Теперь он знал, твердо знал, что у его вагона несут караул не только охраняющие его чехи и пять флагов Антанты, нет, теперь вдруг появился какой-то новый и страшный для него караул.
«Кто их поставил? Когда?»
Собственный салон-вагон показался ему камерой одиночного заключения.
«Но почему чехи не прогонят их?..»
Чешские часовые стояли, поеживаясь от мороза, и, казалось, совсем не обращали внимания на часовых в черных полушубках.
«Кто это?»
Колчак вглядывался в лица новых часовых. Один был человек пожилой, лет сорока пяти, с усталым лицом и тяжелыми веками, едва не совсем прикрывающими глаза; другой — молодой, широкобровый, с крепкой челюстью и резко выступающими скулами. Густые обвисшие усы пожилого были белыми от инея, и он казался стариком.

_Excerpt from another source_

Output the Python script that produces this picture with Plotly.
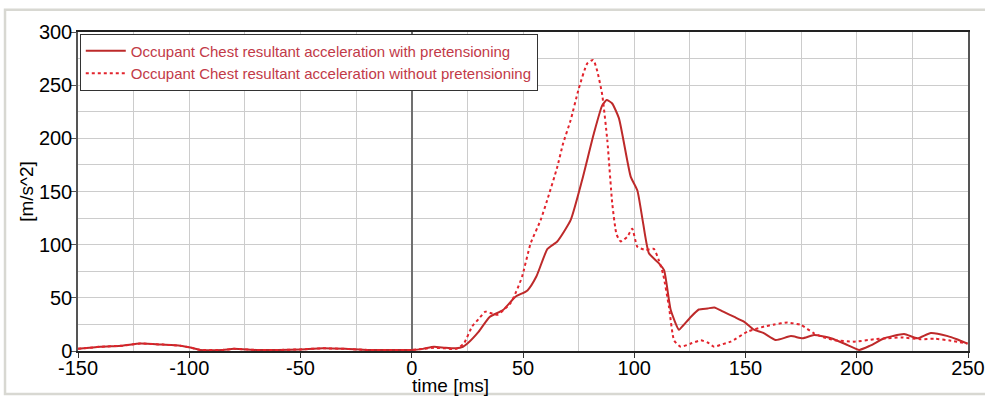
import plotly.graph_objects as go

# ---- data ----
time_with = [-150, -140, -130, -122, -112, -104, -99, -95, -85, -80, -70, -60, -50, -40, -30, -20, -10, 0,
             5, 10, 15, 20, 23, 25, 30, 35, 41, 46.6, 52, 56, 61, 65.4, 71.4, 76.6, 81.9, 85.6, 87.6, 90,
             93.1, 98.4, 101.4, 104, 106.6, 111.1, 113.4, 116.4, 120.1, 122, 125.4, 129, 133, 136, 140,
             145, 149.3, 153.8, 158, 163.6, 170.4, 175.6, 180.8, 188.4, 195.9, 201.1, 206, 212.3, 216,
             221.3, 227.3, 233.3, 240.9, 245, 249.8]
accel_with = [2, 4, 5, 7, 6, 5, 3, 1, 1, 2, 1, 1, 1.5, 2.5, 2, 1, 1, 1,
              2, 4, 3, 2.5, 4, 7, 18, 32, 38.5, 51, 57, 70, 96, 103, 123, 161, 205, 231, 236, 233,
              219, 164, 151, 120, 92, 82.5, 76, 38.5, 20, 24, 32, 39, 40, 41, 37,
              32, 27.6, 20, 17, 10.3, 14, 12, 15, 12, 5.6, 1, 5, 12, 14,
              16, 12, 17, 14, 11, 7]

time_without = [-150, -140, -130, -122, -112, -104, -99, -95, -85, -80, -70, -60, -50, -40, -30, -20, -10, 0,
                5, 10, 15, 20, 23.4, 27.1, 30, 33.1, 35, 38.4, 41, 44.4, 47, 49.6, 53.4, 57.9, 60.9, 65.4,
                68, 71.4, 75.1, 78.9, 81.6, 83.4, 85.6, 87.9, 90.1, 92, 93.9, 96.9, 99.1, 101.4, 105.1,
                108.8, 111.1, 113, 115.6, 117.9, 120.9, 125.4, 129.9, 133, 135.9, 139, 143.4, 150.9,
                158.4, 163, 168.9, 174.9, 180.8, 185, 189.8, 198.8, 207.8, 214, 219.9, 228.9, 234.8,
                242.4, 249.8]
accel_without = [2, 4, 5, 7, 6, 5, 3, 1, 1, 2, 1, 1, 1.5, 2.5, 2, 1, 1, 1,
                 2, 3, 2.5, 2, 7, 23, 30, 37, 36, 34, 38, 45, 56, 70, 101, 123, 142, 173,
                 195, 217, 247, 270.5, 273.7, 263, 241, 198, 139, 110, 103, 107.5, 115, 98, 95,
                 96, 85, 72, 41.7, 10, 4, 7, 10, 8, 4, 6, 8.8, 18.2,
                 23, 25, 26.7, 24.5, 16.6, 13, 10.3, 8.8, 11, 12, 12.8, 11, 11.6,
                 9.7, 7]

name_with = "Occupant Chest resultant acceleration with pretensioning"
name_without = "Occupant Chest resultant acceleration without pretensioning"

x_ticks = [-150, -100, -50, 0, 50, 100, 150, 200, 250]
y_ticks = [0, 50, 100, 150, 200, 250, 300]

FONT = "Liberation Sans, Arial, sans-serif"

fig = go.Figure()
fig.add_trace(go.Scatter(
    x=time_with, y=accel_with, mode="lines", name=name_with,
    line=dict(color="#bd2a2a", width=2, shape="spline", smoothing=0.5),
))
fig.add_trace(go.Scatter(
    x=time_without, y=accel_without, mode="lines", name=name_without,
    line=dict(color="#e2232c", width=2, dash="dot", shape="spline", smoothing=0.5),
))

fig.update_layout(
    width=985, height=404,
    margin=dict(l=78, r=17, t=32, b=53),
    paper_bgcolor="white", plot_bgcolor="white",
    font=dict(family=FONT, size=20, color="black"),
    showlegend=True,
    legend=dict(
        x=0.002, y=0.995, xanchor="left", yanchor="top",
        bgcolor="white", bordercolor="#333333", borderwidth=1,
        font=dict(family=FONT, size=15, color="#c23a48"),
        tracegroupgap=0, itemwidth=40,
    ),
    xaxis=dict(
        range=[-150, 250], tickvals=x_ticks, ticktext=[str(v) for v in x_ticks],
        automargin=False,
        showgrid=True, gridcolor="#cccccc", gridwidth=1,
        minor=dict(dtick=25, tick0=0, showgrid=True, gridcolor="#cccccc", ticks=""),
        zeroline=True, zerolinecolor="#707070", zerolinewidth=1.5,
        showline=True, linecolor="#222222", linewidth=1.5, mirror=True,
        ticks="outside", ticklen=5, tickcolor="#333333",
        ticklabelstandoff=-7,
        tickfont=dict(size=20),
    ),
    yaxis=dict(
        range=[0, 300], tickvals=y_ticks, ticktext=[str(v) for v in y_ticks],
        automargin=False,
        showgrid=True, gridcolor="#cccccc", gridwidth=1,
        minor=dict(dtick=25, tick0=0, showgrid=True, gridcolor="#cccccc", ticks=""),
        zeroline=False,
        showline=True, linecolor="#555555", linewidth=1.5, mirror=True,
        ticks="outside", ticklen=5, tickcolor="#555555",
        ticklabelstandoff=-5,
        tickfont=dict(size=20),
        title=dict(text="[m/s^2]", font=dict(size=19), standoff=0),
    ),
    annotations=[dict(
        text="time [ms]", x=17.5, y=-0.107, xref="x", yref="paper",
        xanchor="center", yanchor="middle", showarrow=False,
        font=dict(family=FONT, size=19, color="black"),
    )],
    shapes=[dict(
        type="rect", xref="paper", yref="paper",
        x0=-0.082, x1=1.03, y0=-0.135, y1=1.07,
        line=dict(color="#d8d8d2", width=2.5), layer="below",
    )],
)

fig.write_html(
    "out.html",
    config={"displayModeBar": False},
    post_script="document.body.style.margin='0';document.body.style.overflow='hidden';",
)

Колчак смотрел на них со страхом и в то же время со странным, болезненным любопытством. Он впервые видел их так близко, рядом за окном. Прежде он каждый день с ненавистью думал о них, он десятки раз утверждал им смертные приговоры и требовал от прокурора, чтобы были изловлены и казнены все, но теперь он первый раз за время своего правления Сибирью видел их так близко и не мог крикнуть, чтобы их схватили и надели на них наручники.
Да, это были они, те самые люди, которые поднимали омское восстание, которых приказал он казнить, когда контрразведка раскрыла челябинскую подпольную организацию, когда подавляли восстание в Томске.